MHD radiative flow of Casson and Williamson nanofluids over an inclined cylindrical surface with chemical reaction effects

Abstract

This study exhibited the investigation of magnetohydrodynamics (MHD) boundary layer phenomenon of Casson and Williamson nanofluids, which was flowing on an inclined cylindrical surface. The impact of linear order chemical reaction with thermal radiation had been considered in multiphase flows. By taking the assistance of compact visual FORTRAN 6.6a programming algorithm, the finite scheme was imposed explicitly for attaining the dimensionless form of the fundamental equations. The convergence criterion had also been established for the exactness of the pertinent parameters.
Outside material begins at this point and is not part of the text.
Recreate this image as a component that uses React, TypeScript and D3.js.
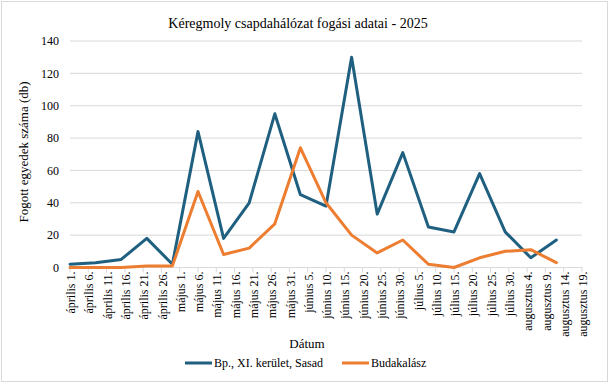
import React from "react";
import * as d3 from "d3";

const tickLabels = [
  "április 1.", "április 6.", "április 11.", "április 16.", "április 21.", "április 26.",
  "május 1.", "május 6.", "május 11.", "május 16.", "május 21.", "május 26.", "május 31.",
  "június 5.", "június 10.", "június 15.", "június 20.", "június 25.", "június 30.",
  "július 5.", "július 10.", "július 15.", "július 20.", "július 25.", "július 30.",
  "augusztus 4.", "augusztus 9.", "augusztus 14.", "augusztus 19.",
];
// tick dates (every 5 days from Apr 1 to Aug 19, 2025)
const tickDates = [
  "2025-04-01", "2025-04-06", "2025-04-11", "2025-04-16", "2025-04-21", "2025-04-26",
  "2025-05-01", "2025-05-06", "2025-05-11", "2025-05-16", "2025-05-21", "2025-05-26", "2025-05-31",
  "2025-06-05", "2025-06-10", "2025-06-15", "2025-06-20", "2025-06-25", "2025-06-30",
  "2025-07-05", "2025-07-10", "2025-07-15", "2025-07-20", "2025-07-25", "2025-07-30",
  "2025-08-04", "2025-08-09", "2025-08-14", "2025-08-19",
];
// weekly sample dates
const sampleDates = [
  "2025-04-01", "2025-04-08", "2025-04-15", "2025-04-22", "2025-04-29",
  "2025-05-06", "2025-05-13", "2025-05-20", "2025-05-27", "2025-06-03",
  "2025-06-10", "2025-06-17", "2025-06-24", "2025-07-01", "2025-07-08",
  "2025-07-15", "2025-07-22", "2025-07-29", "2025-08-05", "2025-08-12",
];
const sasad = [2, 3, 5, 18, 2, 84, 18, 40, 95, 45, 38, 130, 33, 71, 25, 22, 58, 22, 6, 17];
const budakalasz = [0, 0, 0, 1, 1, 47, 8, 12, 27, 74, 40, 20, 9, 17, 2, 0, 6, 10, 11, 3];
const yTicks = [0, 20, 40, 60, 80, 100, 120, 140];

const seriesNames = ["Bp., XI. kerület, Sasad", "Budakalász"];
const colors = ["#1f5f80", "#ed7d31"];

const W = 610;
const H = 386;
const FONT = "Liberation Serif";

export default function App() {
  const parse = (s: string) => new Date(s + "T00:00:00Z");
  const x = d3
    .scaleUtc()
    .domain([parse(tickDates[0]), parse(tickDates[tickDates.length - 1])])
    .range([70, 582]);
  const y = d3.scaleLinear().domain([0, 140]).range([267.5, 41]);

  const line = d3
    .line<[Date, number]>()
    .x((d) => x(d[0]))
    .y((d) => y(d[1]));

  const allSeries = [sasad, budakalasz].map((vals) =>
    vals.map((v, i) => [parse(sampleDates[i]), v] as [Date, number])
  );

  return (
    <svg
      width={W}
      height={H}
      fontFamily={FONT}
      style={{ position: "absolute", left: 0, top: 0 }}
    >
      <rect x={0} y={0} width={W} height={H} fill="#fff" />
      <rect x={1.5} y={1.5} width={606} height={380} fill="none" stroke="#d9d9d9" />
      <text x={298} y={28} textAnchor="middle" fontSize={14} fontFamily={FONT} fill="#000">
        Kéregmoly csapdahálózat fogási adatai - 2025
      </text>
      {yTicks.map((t) => (
        <g key={t}>
          {t !== 0 && (
            <line x1={70} x2={582} y1={y(t)} y2={y(t)} stroke="#d9d9d9" strokeWidth={1} />
          )}
          <text x={59} y={y(t)} dy="0.35em" textAnchor="end" fontSize={12} fontFamily={FONT} fill="#000">
            {t}
          </text>
        </g>
      ))}
      <line x1={70} x2={582} y1={y(0)} y2={y(0)} stroke="#d9d9d9" strokeWidth={1} />
      {tickDates.map((d, i) => {
        const px = x(parse(d));
        return (
          <g key={d}>
            <line x1={px} x2={px} y1={y(0)} y2={y(0) + 5} stroke="#d9d9d9" />
            <text
              transform={`translate(${px + 1},${y(0) + 4}) rotate(-90)`}
              textAnchor="end"
              dy="0.35em"
              fontSize={12}
              fontFamily={FONT}
              fill="#000"
            >
              {tickLabels[i]}
            </text>
          </g>
        );
      })}
      <text
        transform={`translate(28,152) rotate(-90)`}
        textAnchor="middle"
        fontSize={13}
        fontFamily={FONT}
        fill="#000"
      >
        Fogott egyedek száma (db)
      </text>
      <text x={307} y={348} textAnchor="middle" fontSize={13} fontFamily={FONT} fill="#000">
        Dátum
      </text>
      {allSeries.map((s, i) => (
        <path
          key={i}
          d={line(s) || ""}
          fill="none"
          stroke={colors[i]}
          strokeWidth={3}
          strokeLinejoin="round"
          strokeLinecap="round"
        />
      ))}
      {seriesNames.map((n, i) => {
        const lx = i === 0 ? 185 : 342;
        return (
          <g key={n}>
            <line x1={lx} x2={lx + 27} y1={363} y2={363} stroke={colors[i]} strokeWidth={3} />
            <text x={lx + 29} y={363} dy="0.35em" fontSize={12} fontFamily={FONT} fill="#000">
              {n}
            </text>
          </g>
        );
      })}
    </svg>
  );
}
It was observed that the ongoing work converged for Lewis number Le ≥ 0.036 and Prandtl number Pr ≥ 0.52 . A tabular comparison had been presented to validate the numerical modelling, and a favourable result was attained. The obtained outcomes were analysed for diversified pertinent parameters on different flow fields. Besides, the influence of Casson and Williamson parameters were also displayed through streamlines and isotherms. However, this study investigated the fluid behavior of Lorentz force effects together with Nano-particle which increase the thermal conductivity of both fluids. The study has been done in two different phase of fluid flows. Finally, it was concluded that the mass and heat transform accomplishment of Williamson fluid was relatively lower compared to Casson fluid. The comparison was also done significantly through the updated visualisation of fluid flow in this study.